The Otrobanda District has had a troubled history. One of the oldest parts of town, building started in Otrobanda in the 1700s when new arrivals couldn’t find anymore suitable space in the more popular Punda area. The new arrivals built their homes and businesses in the only way they knew, a classic Dutch style incorporating elements that weren’t necessary for island life, but were traditional. I learned all this walking with Anko as he lectured the mostly Dutch group, taking time to translate into English for me. Like so many of us, I don’t spend enough time looking up at the buildings I pass when I travel. That’s one of the great features of this walking tour, Anko forces participants to slow down and really look around them, to see the living history all around.

Buildings in Willemstad incorporate three main elements:

1. Color – The buildings are painted in a variety of bright colors, originally so that residents wouldn’t be blinded from the sun’s glare off of the all-white town.

2. Porch tiled roof – A useful architectural element to protect residents from the sun.

3. Windows – The traditional buildings all have windows and shutters from Holland, these weren’t at all useful in Curacao but the style was what the builders were used to constructing back in their homeland.

More than architectural terms and history though, I began to develop a real love and appreciation for the city as we walked around the Otrobanda. The Otrobanda changed over time; in the 18th and 19th centuries the freed slaves called this area home and by the 20th century other ethnic groups moved in, forming a strong, working class community. In recent decades though this district had fallen on hard times. Crime was rampant and many of the formally majestic buildings had all but collapsed into ruin.

In a strong sense of community spirit though, a few years ago a concerted effort began to bring the Otrobanda back to life. The government and private individuals alike began to buy the ruined properties, painstakingly restoring them to their former glory. There is still a lot of work to be done, but the district isn’t the dangerous place it used to be even just a few years ago. Instead it’s a beautiful testimony to the history of the island and the pride local residents have in Curacao.

By the time I left Curacao I was in love with the spirit of the island. Yes the beaches are nice and Willemstad is of course beautiful. But I think this love, this deep affection for the history and people of the island came from Anko and not a cocktail on the beach. He opened my eyes to a side of the island I wouldn’t have guessed existed and that more than anything is the hallmark of a great tour.

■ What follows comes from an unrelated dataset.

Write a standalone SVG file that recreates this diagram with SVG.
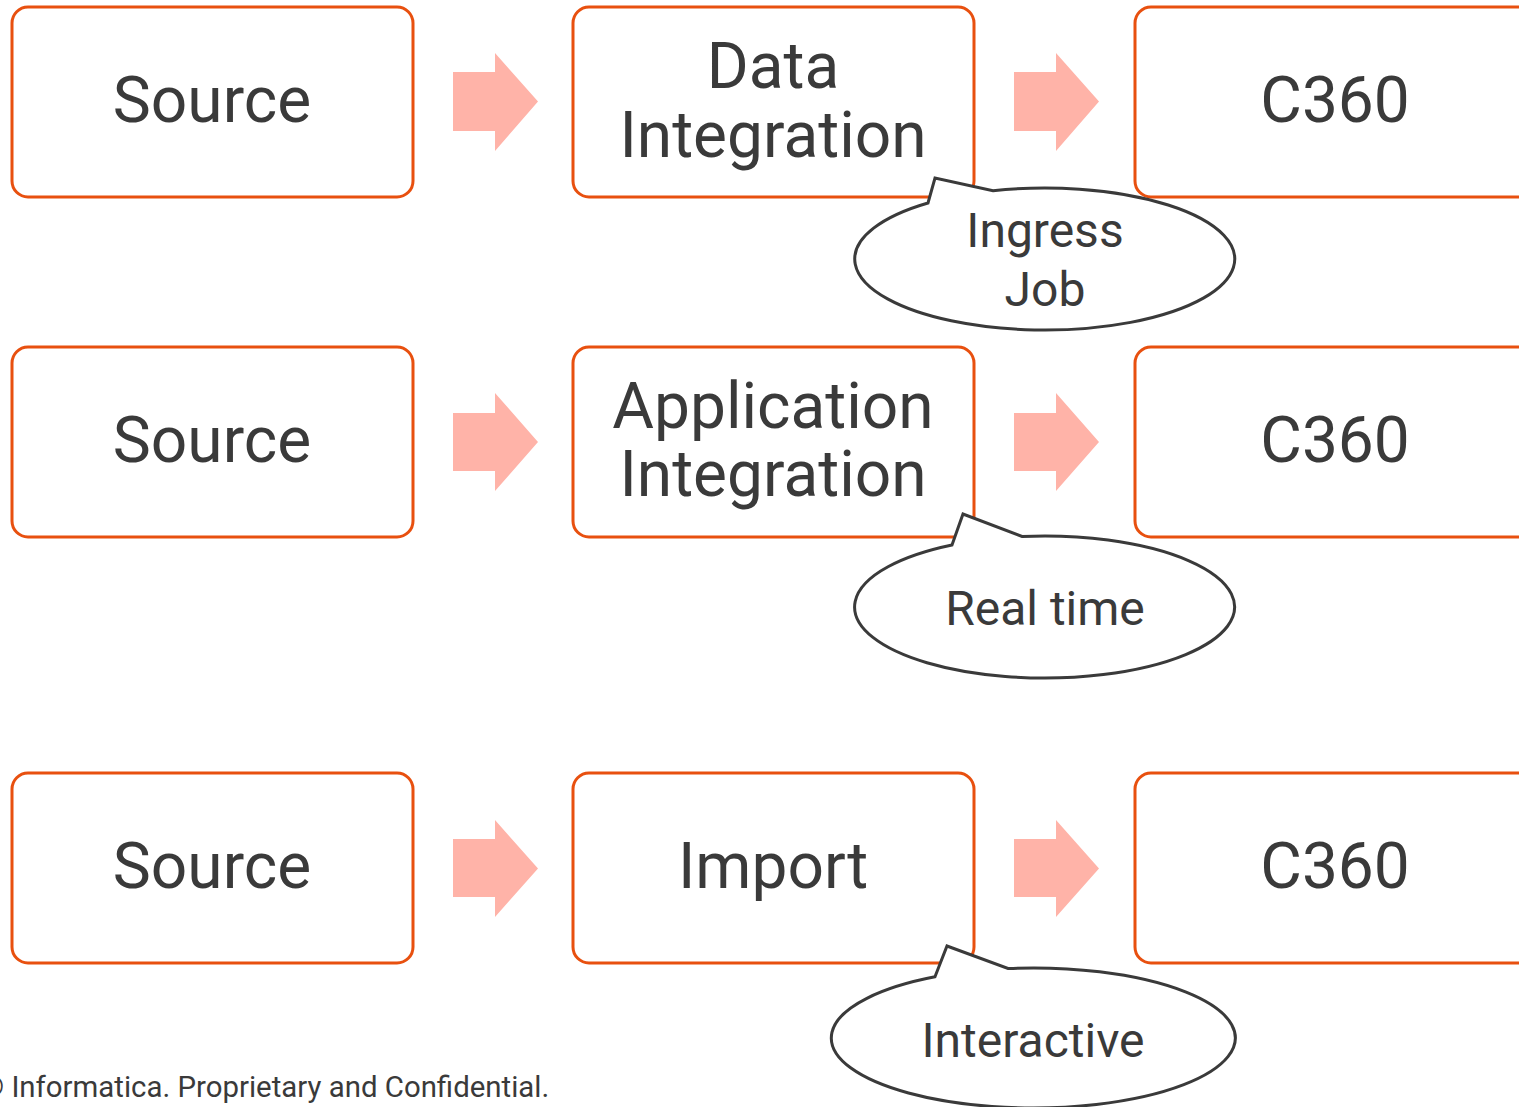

So when you find yourself in Curacao, do yourself a favor and spend an evening walking around the curiously beautiful Otrobanda district of Willemstad; I know you’ll be as surprised as I was.


I was in Curacao as part of the Passport To Paradise project and was sponsored by Marriott Resorts. However all the smiles, laughs and honest opinions are entirely my own. To learn more about Marriott Resorts of the Caribbean and Mexico and to see their current specials, please check out their web page.

By: Matt Long

Matt has a true passion for travel. As someone who has a bad case of the travel bug, Matt travels the world in order to share tips on where to go, what to see and how to experience the best the world has to offer.

5 thoughts on “Visiting the Other Side of Curacao”

  1. Curacao looks gorgeous, Matt. I’ve seen photos of the houses before, but didn’t realise that the island has had a troubled past – I only know of Curacao as a pretty luxurious Caribbean destination. You’ve piqued my interest. Maybe I’ll add the Caribbean to my next RTW trip…hmm….*searches for flights*

    1. LOL, well it was a center for the slave trade, which is partially what I meant by troubled. And this part of town was definitely rough and tumble for quite a while and still is in parts. But I really enjoyed it.

  2. Thanx for making a picture of our house (the green house behind the rounded wall)! I don’t think it right what you wrote about the windows and shutters. In Holland you don’t see those, they are an adaption to the climate here. Very usefull because they keep the sun outside but let the wind through.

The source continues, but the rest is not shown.